In Montreal Kabir meets Mili, another refugee from Bangladesh. They two discover affinity as both of them are refugees, both are married and both had to leave family at back home. Gradually they realize that their struggles do have sameness and they do have similar experiences and feelings. After inhuman days they feel the humanly attachment for each other though that does not last long. On the other hand, while in Toronto, Kabir meets Doyel, a divorced Bangladeshi educated lady with similar tastes. Here also the same fate comes, both of the ladies fall in love with Kabir, but none of them agrees to be his life partner.
In the novel we have met a good number of memorable characters including Dildar Mohammad, Chunnu Chowdhury, Parul, Montu, Riamoni, Amjad Chowdhury, war child Bijoy Alsen, his father Dr Vig Alsen, Pradip babu, Claudia, Enam Ahmed et el. Bani has sketched those characters in so realistic a manner that the readers can easily visualise them and here lies the craftsmanship of Bani. So far I have understood, a reader, even never being in Canada, can create that pictures in his/her mind’s eye.

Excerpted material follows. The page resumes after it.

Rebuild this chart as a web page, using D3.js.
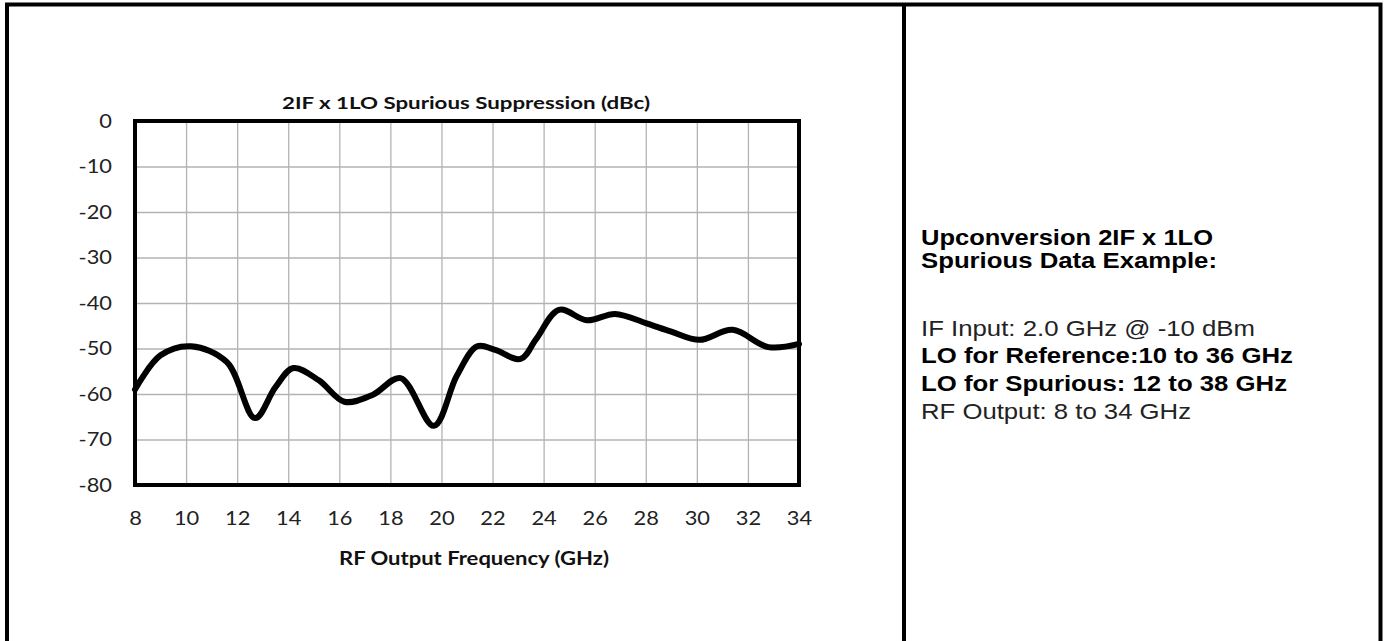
<!DOCTYPE html>
<html>
<head>
<meta charset="utf-8">
<script src="https://cdn.jsdelivr.net/npm/d3@7"></script>
<style>
  html, body { margin: 0; padding: 0; background: #fff; }
  svg { display: block; }
</style>
</head>
<body>
<svg id="chart" width="1385" height="641"></svg>
<script>
// ---- Data ----
const chartTitle = "2IF x 1LO Spurious Suppression (dBc)";
const xAxisTitle = "RF Output Frequency (GHz)";
const xTicks = [8, 10, 12, 14, 16, 18, 20, 22, 24, 26, 28, 30, 32, 34];
const yTicks = [0, -10, -20, -30, -40, -50, -60, -70, -80];
const freqGHz = [8, 9, 10.2, 11.6, 12.7, 13.5, 14.2, 15.2, 16.2, 17.3, 18.4, 19.7, 20.6, 21.4, 22.1, 23.1, 23.7, 24.6, 25.7, 26.8, 28.0, 29.0, 30.1, 31.4, 32.8, 34];
const suppressionDbc = [-59, -51.5, -49.5, -53, -65.3, -58.5, -54.3, -57, -61.7, -60.2, -56.5, -67, -56, -49.5, -50.3, -52.3, -48, -41.5, -43.8, -42.4, -44.4, -46.3, -48.1, -45.9, -49.7, -49];
const noteHeader = ["Upconversion 2IF x 1LO", "Spurious Data Example:"];
const noteLines = [
  { text: "IF Input: 2.0 GHz @ -10 dBm", bold: false },
  { text: "LO for Reference:10 to 36 GHz", bold: true },
  { text: "LO for Spurious: 12 to 38 GHz", bold: true },
  { text: "RF Output: 8 to 34 GHz", bold: false }
];

// ---- Layout ----
const svg = d3.select("#chart");
const plot = { left: 135, right: 799, top: 121, bottom: 485 };
const x = d3.scaleLinear().domain([8, 34]).range([plot.left, plot.right]);
const y = d3.scaleLinear().domain([-80, 0]).range([plot.bottom, plot.top]);
const stretch = 1.15; // reference image is horizontally stretched

// Outer frame
const frame = svg.append("g").attr("stroke", "#000").attr("stroke-width", 4).attr("fill", "none");
frame.append("path").attr("d", "M7,645 L7,4.5 L1380.5,4.5 L1380.5,645");
frame.append("line").attr("x1", 904).attr("x2", 904).attr("y1", 4.5).attr("y2", 645);

// Gridlines
svg.append("g")
  .attr("transform", `translate(0,${plot.bottom})`)
  .call(d3.axisBottom(x).tickValues(xTicks).tickSize(-(plot.bottom - plot.top)).tickFormat(""))
  .call(g => g.select(".domain").remove())
  .call(g => g.selectAll("line").attr("stroke", "#b3b3b3").attr("stroke-width", 1.3));
svg.append("g")
  .attr("transform", `translate(${plot.left},0)`)
  .call(d3.axisLeft(y).tickValues(yTicks).tickSize(-(plot.right - plot.left)).tickFormat(""))
  .call(g => g.select(".domain").remove())
  .call(g => g.selectAll("line").attr("stroke", "#b3b3b3").attr("stroke-width", 1.3));

// Tick labels
const chartFont = "Lato, 'Open Sans', sans-serif";
const fmt = d => String(d);
svg.append("g")
  .attr("transform", `translate(0,${plot.bottom + 33})`)
  .call(d3.axisBottom(x).tickValues(xTicks).tickSize(0).tickPadding(0).tickFormat(fmt))
  .call(g => g.select(".domain").remove())
  .call(g => g.selectAll("text")
    .attr("font-family", chartFont).attr("font-size", 19).attr("fill", "#222")
    .attr("y", 0).attr("dy", "0.35em")
    .attr("transform", `scale(${stretch},1)`));
svg.append("g")
  .attr("transform", `translate(112,0)`)
  .call(d3.axisLeft(y).tickValues(yTicks).tickSize(0).tickPadding(0).tickFormat(fmt))
  .call(g => g.select(".domain").remove())
  .call(g => g.selectAll("text")
    .attr("font-family", chartFont).attr("font-size", 19).attr("fill", "#222")
    .attr("x", 0)
    .attr("transform", `scale(${stretch},1)`));

// Plot border
svg.append("rect")
  .attr("x", plot.left).attr("y", plot.top)
  .attr("width", plot.right - plot.left).attr("height", plot.bottom - plot.top)
  .attr("fill", "none").attr("stroke", "#000").attr("stroke-width", 4);

// Line
const line = d3.line()
  .x((d, i) => x(freqGHz[i]))
  .y(d => y(d))
  .curve(d3.curveCatmullRom.alpha(0.5));
svg.append("path")
  .datum(suppressionDbc)
  .attr("d", line)
  .attr("fill", "none").attr("stroke", "#000").attr("stroke-width", 6)
  .attr("stroke-linejoin", "round").attr("stroke-linecap", "round");

// Titles
svg.append("text")
  .attr("x", 466).attr("y", 109)
  .attr("text-anchor", "middle")
  .attr("font-family", chartFont).attr("font-weight", "bold").attr("font-size", 17.5)
  .attr("fill", "#111")
  .attr("textLength", 368).attr("lengthAdjust", "spacingAndGlyphs")
  .text(chartTitle);
svg.append("text")
  .attr("x", 474).attr("y", 565)
  .attr("text-anchor", "middle")
  .attr("font-family", chartFont).attr("font-weight", "bold").attr("font-size", 19)
  .attr("fill", "#111")
  .attr("textLength", 270).attr("lengthAdjust", "spacingAndGlyphs")
  .text(xAxisTitle);

// Note panel
const noteFont = "'Liberation Sans', Arial, sans-serif";
const note = svg.append("g").attr("font-family", noteFont).attr("font-size", 22).attr("fill", "#000");
const headerWidths = [292, 296];
noteHeader.forEach((t, i) => {
  note.append("text").attr("x", 921).attr("y", 244.5 + i * 23.5)
    .attr("font-weight", "bold")
    .attr("textLength", headerWidths[i]).attr("lengthAdjust", "spacingAndGlyphs")
    .text(t);
});
const lineWidths = [334, 372, 366, 270];
noteLines.forEach((l, i) => {
  note.append("text").attr("x", 921).attr("y", 335.5 + i * 27.7)
    .attr("font-weight", l.bold ? "bold" : "normal")
    .attr("fill", l.bold ? "#000" : "#222")
    .attr("textLength", lineWidths[i]).attr("lengthAdjust", "spacingAndGlyphs")
    .text(l.text);
});
</script>
</body>
</html>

The whole book is mostly centred on Kabir’s struggles through the different phases to get ease in Canada. During the phases he meets many new peoples, goes through many new incidents and experiences many oddities. And thus Bani has sketched a real-life picture of the immigrant life of mostly the Bengalis in Canada.

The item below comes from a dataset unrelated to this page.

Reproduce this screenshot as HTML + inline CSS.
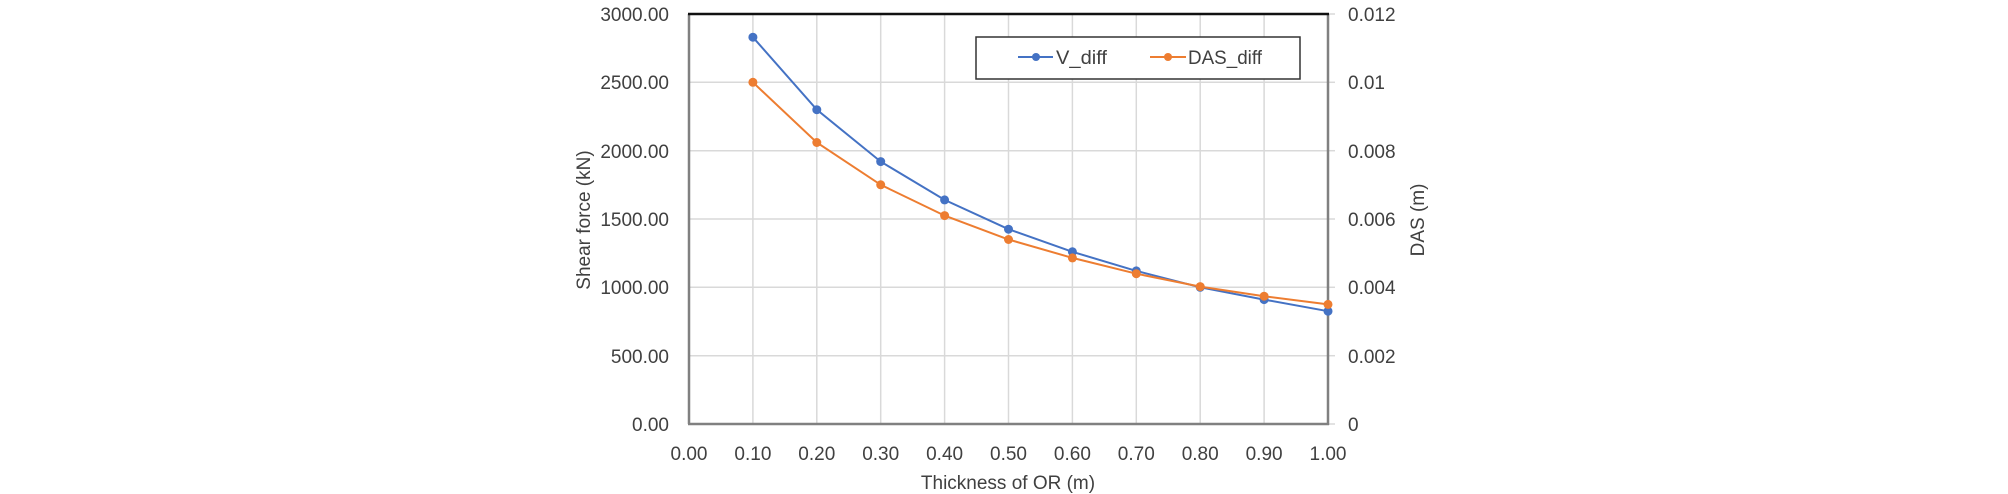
<!DOCTYPE html>
<html><head><meta charset="utf-8"><style>
html,body{margin:0;padding:0;background:#fff;}
svg{display:block;}
text{font-family:"Liberation Sans",Arial,sans-serif;fill:#404040;}
</style></head><body>
<svg width="2008" height="494" viewBox="0 0 2008 494" xmlns="http://www.w3.org/2000/svg">
<g stroke="#d9d9d9" stroke-width="1.5">
<line x1="689" y1="82.3" x2="1328" y2="82.3"/>
<line x1="689" y1="150.7" x2="1328" y2="150.7"/>
<line x1="689" y1="219" x2="1328" y2="219"/>
<line x1="689" y1="287.3" x2="1328" y2="287.3"/>
<line x1="689" y1="355.7" x2="1328" y2="355.7"/>
<line x1="752.9" y1="14" x2="752.9" y2="424"/>
<line x1="816.8" y1="14" x2="816.8" y2="424"/>
<line x1="880.7" y1="14" x2="880.7" y2="424"/>
<line x1="944.6" y1="14" x2="944.6" y2="424"/>
<line x1="1008.5" y1="14" x2="1008.5" y2="424"/>
<line x1="1072.4" y1="14" x2="1072.4" y2="424"/>
<line x1="1136.3" y1="14" x2="1136.3" y2="424"/>
<line x1="1200.2" y1="14" x2="1200.2" y2="424"/>
<line x1="1264.1" y1="14" x2="1264.1" y2="424"/>
</g>
<g stroke="#d9d9d9" stroke-width="1.5">
<line x1="1329" y1="14" x2="1335" y2="14"/><line x1="1329" y1="82.3" x2="1335" y2="82.3"/><line x1="1329" y1="150.7" x2="1335" y2="150.7"/><line x1="1329" y1="219" x2="1335" y2="219"/><line x1="1329" y1="287.3" x2="1335" y2="287.3"/><line x1="1329" y1="355.7" x2="1335" y2="355.7"/><line x1="1329" y1="424" x2="1335" y2="424"/>
</g>
<g fill="none" stroke="#808080" stroke-width="2.5">
<line x1="689" y1="14" x2="689" y2="424"/>
<line x1="688" y1="424" x2="1329" y2="424"/>
<line x1="1328" y1="14" x2="1328" y2="425"/>
</g>
<line x1="688" y1="14" x2="1329" y2="14" stroke="#111" stroke-width="2.5"/>
<polyline fill="none" stroke="#4472C4" stroke-width="2" points="752.9,37.2 816.8,109.7 880.7,161.6 944.6,199.9 1008.5,229.2 1072.4,251.8 1136.3,270.9 1200.2,287.3 1264.1,299.6 1328,311.2"/>
<g fill="#4472C4">
<circle cx="752.9" cy="37.2" r="4.5"/><circle cx="816.8" cy="109.7" r="4.5"/><circle cx="880.7" cy="161.6" r="4.5"/><circle cx="944.6" cy="199.9" r="4.5"/><circle cx="1008.5" cy="229.2" r="4.5"/><circle cx="1072.4" cy="251.8" r="4.5"/><circle cx="1136.3" cy="270.9" r="4.5"/><circle cx="1200.2" cy="287.3" r="4.5"/><circle cx="1264.1" cy="299.6" r="4.5"/><circle cx="1328" cy="311.2" r="4.5"/>
</g>
<polyline fill="none" stroke="#ED7D31" stroke-width="2" points="752.9,82.3 816.8,142.5 880.7,184.8 944.6,215.6 1008.5,239.5 1072.4,257.9 1136.3,273.7 1200.2,286.6 1264.1,296.2 1328,304.4"/>
<g fill="#ED7D31">
<circle cx="752.9" cy="82.3" r="4.5"/><circle cx="816.8" cy="142.5" r="4.5"/><circle cx="880.7" cy="184.8" r="4.5"/><circle cx="944.6" cy="215.6" r="4.5"/><circle cx="1008.5" cy="239.5" r="4.5"/><circle cx="1072.4" cy="257.9" r="4.5"/><circle cx="1136.3" cy="273.7" r="4.5"/><circle cx="1200.2" cy="286.6" r="4.5"/><circle cx="1264.1" cy="296.2" r="4.5"/><circle cx="1328" cy="304.4" r="4.5"/>
</g>
<rect x="976" y="37" width="324" height="42" fill="#fff" stroke="#333" stroke-width="1.5"/>
<line x1="1018" y1="57" x2="1053" y2="57" stroke="#4472C4" stroke-width="2"/><circle cx="1036" cy="57" r="4" fill="#4472C4"/>
<text x="1056" y="64" font-size="19" textLength="51" lengthAdjust="spacingAndGlyphs">V_diff</text>
<line x1="1150" y1="57" x2="1186" y2="57" stroke="#ED7D31" stroke-width="2"/><circle cx="1168" cy="57" r="4" fill="#ED7D31"/>
<text x="1188" y="64" font-size="19" textLength="74" lengthAdjust="spacingAndGlyphs">DAS_diff</text>
<g font-size="19" text-anchor="end">
<text x="669" y="21">3000.00</text>
<text x="669" y="89">2500.00</text>
<text x="669" y="158">2000.00</text>
<text x="669" y="226">1500.00</text>
<text x="669" y="294">1000.00</text>
<text x="669" y="363">500.00</text>
<text x="669" y="431">0.00</text>
</g>
<g font-size="19">
<text x="1348" y="21">0.012</text>
<text x="1348" y="89">0.01</text>
<text x="1348" y="158">0.008</text>
<text x="1348" y="226">0.006</text>
<text x="1348" y="294">0.004</text>
<text x="1348" y="363">0.002</text>
<text x="1348" y="431">0</text>
</g>
<g font-size="19" text-anchor="middle">
<text x="689" y="460">0.00</text><text x="752.9" y="460">0.10</text><text x="816.8" y="460">0.20</text><text x="880.7" y="460">0.30</text><text x="944.6" y="460">0.40</text><text x="1008.5" y="460">0.50</text><text x="1072.4" y="460">0.60</text><text x="1136.3" y="460">0.70</text><text x="1200.2" y="460">0.80</text><text x="1264.1" y="460">0.90</text><text x="1328" y="460">1.00</text>
</g>
<text x="1008" y="489" font-size="19" text-anchor="middle">Thickness of OR (m)</text>
<text transform="translate(590,220) rotate(-90)" font-size="19" text-anchor="middle">Shear force (kN)</text>
<text transform="translate(1424,220) rotate(-90)" font-size="19" text-anchor="middle">DAS (m)</text>
</svg>
</body></html>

Though most of the characters of ‘Immigration’ are from the Bengali community, most of the associate plots are interlinked with that community’s thoughts and experiences, Bani has very skillfully interlinked some small events of other communities as well for which ‘Immigration’ turns into a Diaspora fiction not only of the Bengalis in Canada, rather of all the immigrants who opt this North American part as their future abode. Along with all those, Bani has inserted many Canadian stories into the main plot for which the novel has achieved a special height. The folk stories of Niagara water fall could be cited as an example in this regard. When Claudia cries out, “We are the first Canadians. This is our land. They are the poachers. They have snatched away our land unlawfully”, we can hear the sighs of many more communities living in Canada and thus the readers feel more empathetic with the overall story-line of ‘Immigration’.

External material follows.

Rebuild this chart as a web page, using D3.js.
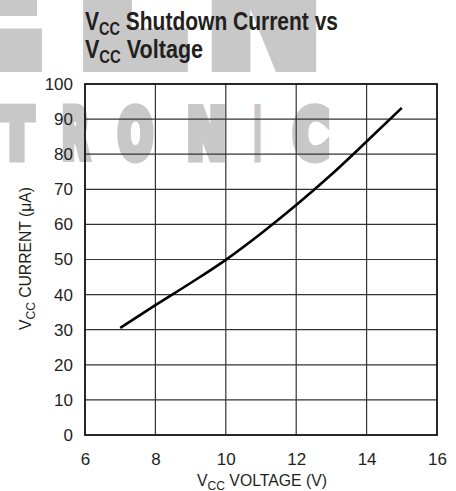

The publication ceremony of this truly worthy book took place on 22 June in Toronto. Chaired by Syed Muhammad Shahed, the former DG of Bangla Acdemy, the programme was addressed by Borhanuddin Khan Jahangir as the Chief Guest. Through this small piece I have tried to congratulate Salma Bani on her great achievement in fiction writing and poet Delwar Elahi on his positive attitude to me to invite to the publication ceremony. If Delwar did not do that, possibly, it would take more years for me to read a book by Bani. I am happy that with hundreds of major Bengali novels I am the reader who has also enriched himself reading one of the best Bengali novels of the new century. Moreover, I am elated that Bani, in her ‘Immigration’ has been able to articulate the similar largeness of the perspective that Debesh Roy has encompassed in his epic novels ‘Tista Parer Brittanto’ and ‘Somoy Osomoyer Brittanto’. The life that Bani has presented to her readers has a complete emancipation. It has many characters none of which seem incomplete. Its depth touches every reader, its narration satiates every mind and its language befits the demands of the context.
Hail to Salma Bani for her epic creation ‘Immigration’, one of the very few excellent novels that Bangla language has produced in the recent decades.